Warning: Removed 6 rows containing missing values or values outside the scale range
(`geom_line()`).

Based on the decomposition, seasonality does not appear to be strong, and if present, it is relatively weak.
This matches expectations for vehicle sales, which may be influenced by economic factors, promotions, and policy changes, rather than strict seasonal patterns like retail sales or temperature-based industries.

Naive forecast

# Naive Forecast (6 time periods ahead)
train <- data %>% filter(DATE < ymd("2019-07-01"))

naive_forecast <- train %>%
  model(naive_model = NAIVE(vehicle_sales)) %>%
  forecast(h = 6)

Warning: 1 error encountered for naive_model
[1] .data contains implicit gaps in time. You should check your data and convert implicit gaps into explicit missing values using `tsibble::fill_gaps()` if required.

# Plot naive forecast
naive_forecast_plot <- naive_forecast %>%
  autoplot(data) +
  ggtitle("6-Period Naive Forecast for Vehicle Sales") +
  xlab("Date") +
  ylab("Vehicle Sales") +
  theme_bw()

# Display the naive forecast plot
naive_forecast_plot

Warning in max(ids, na.rm = TRUE): no non-missing arguments to max; returning
-Inf

Warning in max(ids, na.rm = TRUE): no non-missing arguments to max; returning
-Inf

Warning: Removed 6 rows containing missing values or values outside the scale range
(`geom_line()`).

Naive forecast with drift

# Naive Forecast with Drift (6 time periods ahead)
train <- data %>% filter(DATE < ymd("2019-07-01"))

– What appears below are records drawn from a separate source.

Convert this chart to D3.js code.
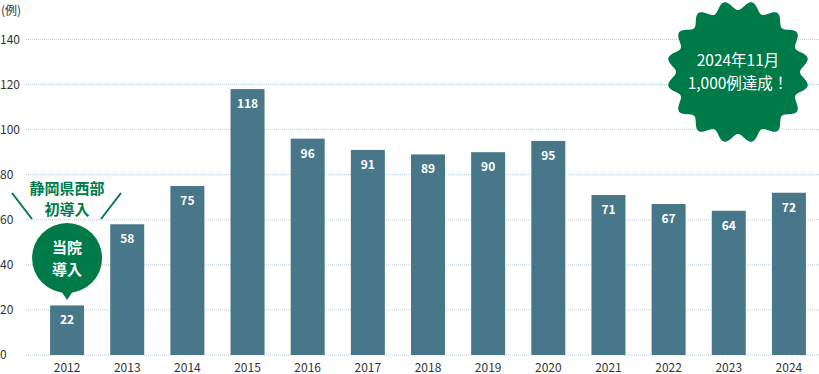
<!DOCTYPE html>
<html>
<head>
<meta charset="utf-8">
<script src="https://cdn.jsdelivr.net/npm/d3@7"></script>
<style>
  body { margin: 0; background: #fff; }
  svg { display: block; font-family: "Noto Sans CJK JP", "Noto Sans", sans-serif; }
</style>
</head>
<body>
<div id="chart"></div>
<script>
// chart data
const years = ["2012", "2013", "2014", "2015", "2016", "2017", "2018", "2019", "2020", "2021", "2022", "2023", "2024"];
const cases = [22, 58, 75, 118, 96, 91, 89, 90, 95, 71, 67, 64, 72];
const yTicks = [0, 20, 40, 60, 80, 100, 120, 140];
const unitLabel = "(例)";
const calloutLines = ["当院", "導入"];
const firstLines = ["静岡県西部", "初導入"];
const badgeLines = ["2024年11月", "1,000例達成！"];

const width = 819, height = 374;
const barColor = "#477789";
const green = "#007a48";

const svg = d3.select("#chart").append("svg")
    .attr("width", width)
    .attr("height", height);

const x = d3.scaleBand()
    .domain(years)
    .range([37, 819])
    .paddingInner(0.435)
    .paddingOuter(0.2175);

const y = d3.scaleLinear()
    .domain([0, 140])
    .range([355, 39.5]);

// gridlines
svg.append("g")
    .selectAll("line")
    .data(yTicks)
    .enter()
    .append("line")
    .attr("x1", 26)
    .attr("x2", width)
    .attr("y1", d => y(d))
    .attr("y2", d => y(d))
    .attr("stroke", "#b9cfdc")
    .attr("stroke-width", 1)
    .attr("stroke-dasharray", "1,1");

// y axis labels
svg.append("g")
    .selectAll("text")
    .data(yTicks)
    .enter()
    .append("text")
    .attr("x", 0)
    .attr("y", d => y(d))
    .attr("dy", "0.35em")
    .attr("font-size", 12)
    .attr("fill", "#333")
    .text(d => d);

svg.append("text")
    .attr("x", 1)
    .attr("y", 15)
    .attr("font-size", 12)
    .attr("fill", "#333")
    .text(unitLabel);

// bars
svg.append("g")
    .selectAll("rect")
    .data(cases)
    .enter()
    .append("rect")
    .attr("x", (d, i) => x(years[i]))
    .attr("y", d => y(d))
    .attr("width", x.bandwidth())
    .attr("height", d => y(0) - y(d))
    .attr("fill", barColor);

// value labels
svg.append("g")
    .selectAll("text")
    .data(cases)
    .enter()
    .append("text")
    .attr("x", (d, i) => x(years[i]) + x.bandwidth() / 2)
    .attr("y", d => y(d) + 19)
    .attr("text-anchor", "middle")
    .attr("font-size", 12)
    .attr("font-weight", "bold")
    .attr("fill", "#fff")
    .text(d => d);

// x axis labels
svg.append("g")
    .selectAll("text")
    .data(years)
    .enter()
    .append("text")
    .attr("x", d => x(d) + x.bandwidth() / 2)
    .attr("y", 372)
    .attr("text-anchor", "middle")
    .attr("font-size", 12)
    .attr("fill", "#333")
    .text(d => d);

// callout bubble over 2012
const cx = x(years[0]) + x.bandwidth() / 2;
const bubble = svg.append("g");
bubble.append("circle")
    .attr("cx", cx)
    .attr("cy", 258)
    .attr("r", 35)
    .attr("fill", green);
bubble.append("path")
    .attr("d", `M${cx - 8},288 L${cx},300 L${cx + 8},288 Z`)
    .attr("fill", green);
bubble.selectAll("text")
    .data(calloutLines)
    .enter()
    .append("text")
    .attr("x", cx)
    .attr("y", (d, i) => 253 + i * 22)
    .attr("text-anchor", "middle")
    .attr("font-size", 15)
    .attr("font-weight", "bold")
    .attr("fill", "#fff")
    .text(d => d);

// "first in region" note
svg.append("g")
    .selectAll("text")
    .data(firstLines)
    .enter()
    .append("text")
    .attr("x", cx)
    .attr("y", (d, i) => 194 + i * 21)
    .attr("text-anchor", "middle")
    .attr("font-size", 15)
    .attr("font-weight", "bold")
    .attr("fill", green)
    .text(d => d);

svg.append("line")
    .attr("x1", 12).attr("y1", 193)
    .attr("x2", 32).attr("y2", 219)
    .attr("stroke", green).attr("stroke-width", 2);
svg.append("line")
    .attr("x1", 121).attr("y1", 193)
    .attr("x2", 101).attr("y2", 219)
    .attr("stroke", green).attr("stroke-width", 2);

// wavy badge (16 lobes, dip at the top)
const bx = 738, by = 72;
const badgePts = d3.range(0, 721).map(k => {
    const a = (k / 720) * Math.PI * 2;
    const r = 66.5 - 4.5 * Math.cos(16 * a);
    return [bx + r * Math.sin(a), by - r * Math.cos(a)];
});
svg.append("path")
    .attr("d", d3.line().curve(d3.curveLinearClosed)(badgePts))
    .attr("fill", green);

svg.append("g")
    .selectAll("text")
    .data(badgeLines)
    .enter()
    .append("text")
    .attr("x", bx)
    .attr("y", (d, i) => 66 + i * 23)
    .attr("text-anchor", "middle")
    .attr("font-size", 15.5)
    .attr("fill", "#fff")
    .text(d => d);
</script>
</body>
</html>
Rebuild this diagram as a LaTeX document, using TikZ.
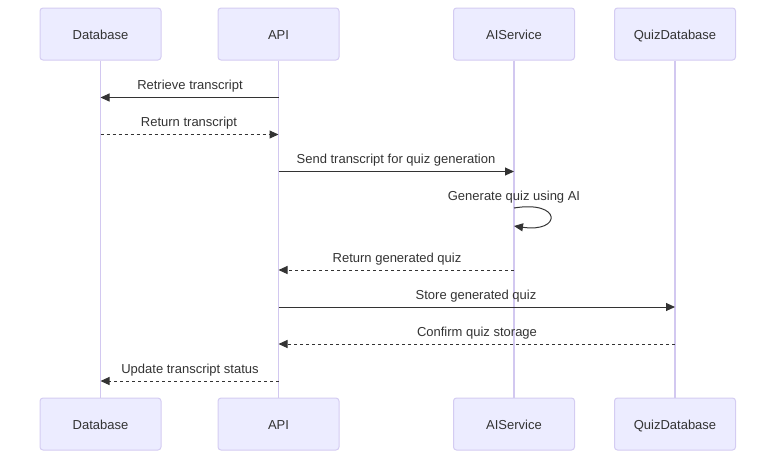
\documentclass[tikz,border=0pt]{standalone}
\usepackage{fontspec}
\setmainfont{Liberation Sans}
\usetikzlibrary{arrows.meta}
\definecolor{actfill}{HTML}{ECECFF}
\definecolor{actline}{HTML}{D4CCF2}
\definecolor{lifeline}{HTML}{D2C8F0}
\definecolor{txt}{HTML}{333333}
\begin{document}
\begin{tikzpicture}[x=1pt,y=-1pt,
  actor/.style={draw=actline,fill=actfill,rounded corners=3pt,line width=1pt,minimum width=121pt,minimum height=52pt,inner sep=0pt,font=\fontsize{13}{15}\selectfont,text=txt,text height=11pt,text depth=0pt},
  life/.style={draw=lifeline,line width=1.3pt},
  msg/.style={draw=txt,line width=1pt,-{Triangle[length=9pt,width=8pt]}},
  ret/.style={msg,dash pattern=on 3pt off 3pt},
  lbl/.style={font=\fontsize{13}{15}\selectfont,text=txt,inner sep=0pt,anchor=base}]
\useasboundingbox (0,0) rectangle (784,464);
% top actors
\node[actor] (dbT) at (100.5,34) {Database};
\node[actor] (apiT) at (278.5,34) {API};
\node[actor] (aiT) at (514,34) {AIService};
\node[actor] (qzT) at (675,34) {QuizDatabase};
% bottom actors
\node[actor] (dbB) at (100.5,424) {Database};
\node[actor] (apiB) at (278.5,424) {API};
\node[actor] (aiB) at (514,424) {AIService};
\node[actor] (qzB) at (675,424) {QuizDatabase};
% lifelines
\draw[life] (dbT.south) -- (dbB.north);
\draw[life] (apiT.south) -- (apiB.north);
\draw[life] (aiT.south) -- (aiB.north);
\draw[life] (qzT.south) -- (qzB.north);
% message endpoints
\coordinate (a1) at (278.5,97.5); \coordinate (d1) at (100.5,97.5);
\coordinate (d2) at (100.5,134.5); \coordinate (a2) at (278.5,134.5);
\coordinate (a3) at (278.5,171.5); \coordinate (i3) at (514,171.5);
\coordinate (i4) at (514,208); \coordinate (i4e) at (514,226);
\coordinate (i5) at (514,270); \coordinate (a5) at (278.5,270);
\coordinate (a6) at (278.5,307); \coordinate (q6) at (675,307);
\coordinate (q7) at (675,344); \coordinate (a7) at (278.5,344);
\coordinate (a8) at (278.5,381); \coordinate (d8) at (100.5,381);
% messages
\draw[msg] (a1) -- (d1);
\node[lbl] (l1) at (190,89) {Retrieve transcript};
\draw[ret] (d2) -- (a2);
\node[lbl] (l2) at (189,126) {Return transcript};
\draw[msg] (a3) -- (i3);
\node[lbl] (l3) at (396,163) {Send transcript for quiz generation};
\node[lbl] (l4) at (514,200) {Generate quiz using AI};
\draw[msg] (i4) .. controls (562,200) and (562,233) .. (i4e);
\draw[ret] (i5) -- (a5);
\node[lbl] (l5) at (397,262) {Return generated quiz};
\draw[msg] (a6) -- (q6);
\node[lbl] (l6) at (476,299) {Store generated quiz};
\draw[ret] (q7) -- (a7);
\node[lbl] (l7) at (477,336) {Confirm quiz storage};
\draw[ret] (a8) -- (d8);
\node[lbl] (l8) at (190,373) {Update transcript status};
\end{tikzpicture}
\end{document}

naive_drift_forecast <- train %>%
  model(naive_drift_model = RW(vehicle_sales ~ drift())) %>%
  forecast(h = 6)

Warning: 1 error encountered for naive_drift_model
[1] .data contains implicit gaps in time. You should check your data and convert implicit gaps into explicit missing values using `tsibble::fill_gaps()` if required.

# Plot naive forecast with drift
naive_drift_forecast_plot <- naive_drift_forecast %>%
  autoplot(data) +
  ggtitle("6-Period Naive Forecast with Drift for Vehicle Sales") +
  xlab("Date") +
  ylab("Vehicle Sales") +
  theme_bw()

# Display the naive forecast with drift plot
naive_drift_forecast_plot

Warning in max(ids, na.rm = TRUE): no non-missing arguments to max; returning
-Inf

Warning in max(ids, na.rm = TRUE): no non-missing arguments to max; returning
-Inf

Warning: Removed 6 rows containing missing values or values outside the scale range
(`geom_line()`).

The naive forecast with drift extends the most recent trend into the future, which aligns with the historical pattern observed in vehicle sales. This method incorporates the natural increase in sales over time rather than assuming a flat forecast.
The naive forecast with drift does not capture seasonality explicitly. If strong seasonal patterns were present (e.g., higher sales during certain months), this method would not adequately account for that.
The 80% and 95% confidence intervals widen as we move forward in time, indicating increasing uncertainty in predictions. This reflects real-world unpredictability in vehicle sales.

Naive Forecast with drift is suitable for data with a long-term trend (as seen in vehicle sales). It captures the general direction of the time series better than a naive (flat) forecast. However, it does not model seasonality, which could be important for industries affected by time-based patterns. Also, it does not react to external shocks (e.g., economic downturns, policy changes, or supply chain disruptions).